Manager Bruce Bochy pointed out that the Giants’ next trip includes a three-game series against the New York Mets, in which they’re scheduled to face Noah Syndergaard – the highly touted, hard-throwing right-hander who recently made his debut – and Matt Harvey, who owns the third-highest average fastball velocity (95.8 mph) this season.

“Really throughout the month (of June) we’ll be seeing some good teams,” Bochy said. “It’s going to be important to continue this type of ball we’ve been playing.”

That starts tonight against Cole and the Pirates. The Giants’ lineup:

LF Aoki

2B Panik

RF Pence

C Posey

1B Belt

SS Crawford

CF Pagan

3B Duffy

P Vogelsong

And the Pirates’ lineup against Ryan Vogelsong:

3B Harrison

RF Polanco

RF McCutchen

2B Walker

LF Marte

1B Alvarez

SS Kang

C Stewart

P Cole

▪ After all that talk about the Pirates’ rotation, Vogelsong was pretty good during May, too. In five starts, he went 4-0 with a 1.14 ERA, while opponents hit .184 against him.

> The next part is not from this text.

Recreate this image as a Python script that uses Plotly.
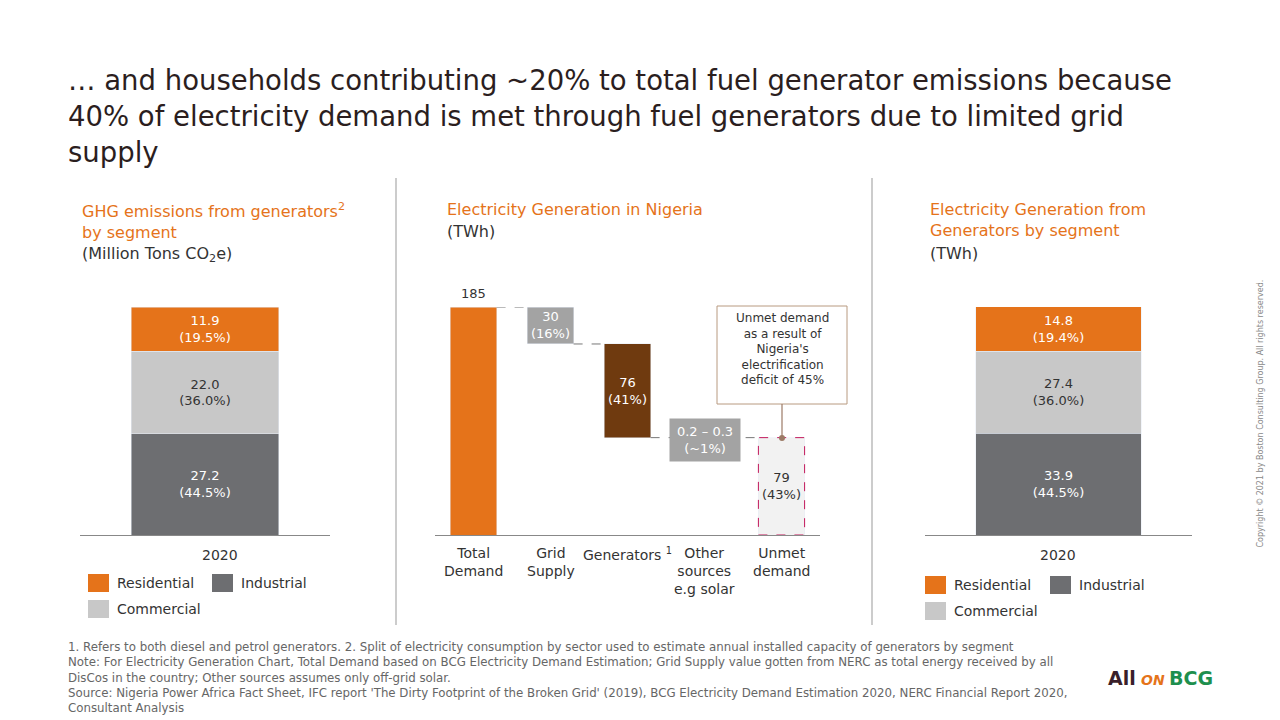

Bochy said the difference for Vogelsong in May was probably a combination of better command and settling into the familiar routine of starting, after Vogeslong began the season as a long reliever and spot-starter.

“Now it’s become a regular routine for him; I think that’s helped him out,” Bochy said.

This will be the first time Vogelsong has faced his former team since Aug. 25, 2013. It was one of the better starts of his career – he threw eight scoreless innings and allowed just two hits.

▪ Bochy said Sergio Romo is available tonight after being off-limits Sunday afternoon because he was sick. That ended up hurting the Giants a little – Bochy may have been freer to get Santiago Casilla out of a rough situation in the Braves’ four-run ninth had Romo been available to back him up.

“He said he felt a lot better,” Bochy said. “My guess is he’s good to go.”

▪ Jake Peavy played catch on flat ground today, and Bochy said how Peavy responded could give the Giants a better idea of when he can make his next rehab start. The Giants have pushed that back after Peavy experienced back tightness after his last rehab start.

▪ Bochy said the Giants could reassess their 13-man pitching staff before leaving on the upcoming trip. They needed the extra coverage in the bullpen after a long series in Colorado on the last trip, but Bochy said he feels the Giants got “things in order.”

“We’ll see how we come out of this next couple days,” Bochy said. “There’s a possibility we could change that.”